Sometimes the passion is focused internally (read: they love doing the work) other times the passion is externally focused (read: they love a certain type of people and social responses). Either way, the passion permeates through those outliers.

So, if you’d like to also be uncommonly successful in what you do, you’d better figure out your passion.

This begs the question, how can you find your passion.

The Curious Way That You Can Find Passion

Yes, that was a forced word-play.

Curiosity is a key to it finding your passion.

Quickly, a key point to keep in mind as we begin to look at curiosity. The people we referenced above as “outliers” are not newly curious in their fields. They’ve long been beating down that path toward their advanced levels of mastery in their disciples and are at a whole new level of asking questions and finding answers (being curious).

Realize that you and I are in different chapters of our stories… the only thing we need to tell ourselves is “Keep writing.” Following our curiosity is the only way to move from beginner to expert.

With that, when was the last time you said, “I wonder what would happen if…?”

–   When was the last time you made time to test the scenario?

When was the last time you said, ” I wonder how they do _________…?”

–   When was the last time you looked it up?

–   When was the last time you went down some rabbit holes intentionally?

My thesis is simple: young people in the school systems (and often at home) have curiosity beat both figuratively (and as sad as it is to think about, literally) out of them.

They stop asking why. They stop wondering how. The stop touching things that “could break” and they stop being curious.

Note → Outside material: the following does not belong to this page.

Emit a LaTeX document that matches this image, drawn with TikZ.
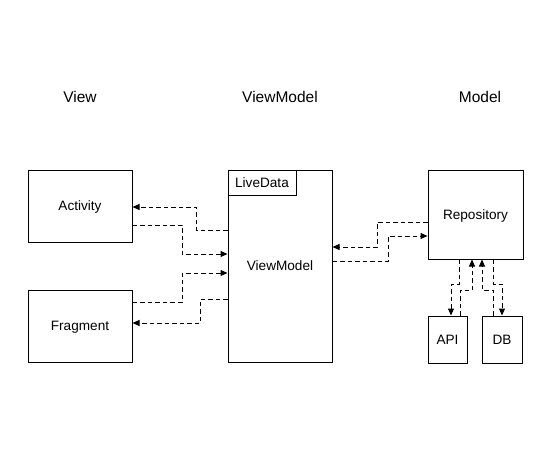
\documentclass[tikz,border=0pt]{standalone}
\usepackage{fontspec}
\setmainfont{Liberation Sans}
\usetikzlibrary{arrows.meta}
\begin{document}
\begin{tikzpicture}[x=1pt,y=-1pt,
  box/.style={draw=black,line width=1pt,rectangle,inner sep=0pt,font=\fontsize{13.6}{16}\selectfont,text height=9.7pt,text depth=0pt},
  title/.style={font=\fontsize{15.5}{18}\selectfont,inner sep=0pt,text height=11.1pt,text depth=0pt},
  dar/.style={draw=black,line width=1pt,dash pattern=on 4.5pt off 3pt,-{Triangle[length=7pt,width=6pt]}}]
\useasboundingbox (0,0) rectangle (552,453);
\fill[white] (0,0) rectangle (552,453);
% titles
\node[title] (tv) at (80,97) {View};
\node[title] (tvm) at (280,97) {ViewModel};
\node[title] (tm) at (480,97) {Model};
% boxes
\node[box,minimum width=104pt,minimum height=72pt] (act) at (80,206) {Activity};
\node[box,minimum width=104pt,minimum height=72pt] (frag) at (80,326) {Fragment};
\node[box,minimum width=104pt,minimum height=192pt] (vm) at (280,266) {ViewModel};
\node[box,minimum width=68pt,minimum height=25pt] (ld) at (262,182.5) {LiveData};
\node[box,minimum width=95pt,minimum height=89pt] (repo) at (475.5,214.5) {Repository};
\node[box,minimum width=39pt,minimum height=47pt] (api) at (447.5,339.5) {API};
\node[box,minimum width=40pt,minimum height=47pt] (db) at (502,339.5) {DB};
% View <-> ViewModel
\draw[dar] (vm.west|-0,230) -| (196,207) -- (act.east|-0,207);
\draw[dar] (act.east|-0,225) -| (182,254) -- (vm.west|-0,254);
\draw[dar] (frag.east|-0,302) -| (182,273) -- (vm.west|-0,273);
\draw[dar] (vm.west|-0,299) -| (200,323) -- (frag.east|-0,323);
% ViewModel <-> Repository
\draw[dar] (repo.west|-0,222) -| (377,247) -- (vm.east|-0,247);
\draw[dar] (vm.east|-0,261) -| (388,236) -- (repo.west|-0,236);
% Repository <-> API/DB
\draw[dar] (repo.south-|459,0) |- (451,284) -- (api.north-|451,0);
\draw[dar] (api.north-|460,0) |- (472,290) -- (repo.south-|472,0);
\draw[dar] (db.north-|493,0) |- (482,290) -- (repo.south-|482,0);
\draw[dar] (repo.south-|493,0) |- (502,284) -- (db.north-|502,0);
\end{tikzpicture}
\end{document}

Curiosity, however, is the key success.

Watch Chef’s Table and you’ll see that the best chefs in the world constantly ask “What if…?” and then go chase down the future.

Listen to some of the best programmers turned CEOs in the world, and it all started with a couple of lines of code and the question, “I wonder if this will work?” then “I wonder how I could do something cooler.”

Curiosity doesn’t come easily though. It’s a muscle. And like all muscles, it can be strengthened by getting repetitions. It can also get overtired from repetitiveness.

Whenever possible, we want to cross-train our curiosity. Changing mediums and changing the level of mastery is a great way to revitalize our questioning minds.

Also, like working out, it’s best to commit to a schedule and follow through when you feel great AND especially when you feel tired and bored. A “hardhat” mentality to “I’m going to get my butt to the keyboard/camera/guitar and put in my time” has proven to be the single key to longterm and consistent successes.

Finally, our curiosity is our child-mind. Children ask questions. Children light up at new discoveries. Children believe in magic and possibility.

Our curiosity keeps us child-like (not to be confused with childish). It’s our curiosity that keeps us innocent and optimistic.

Protect those world views. Stay curious.

To support you on your way to renewed curiosity, I say:

…Climb trees.

…Play with your food.

…Say things in funny ways.

…Touch that.

…Look out windows.

…Ask Why.

…Don’t read the instructions.

…Try new things.

…Say, “Yes and…”

…Curiosity killed the cat but in the next 8 lives, the cat was all the wiser for it!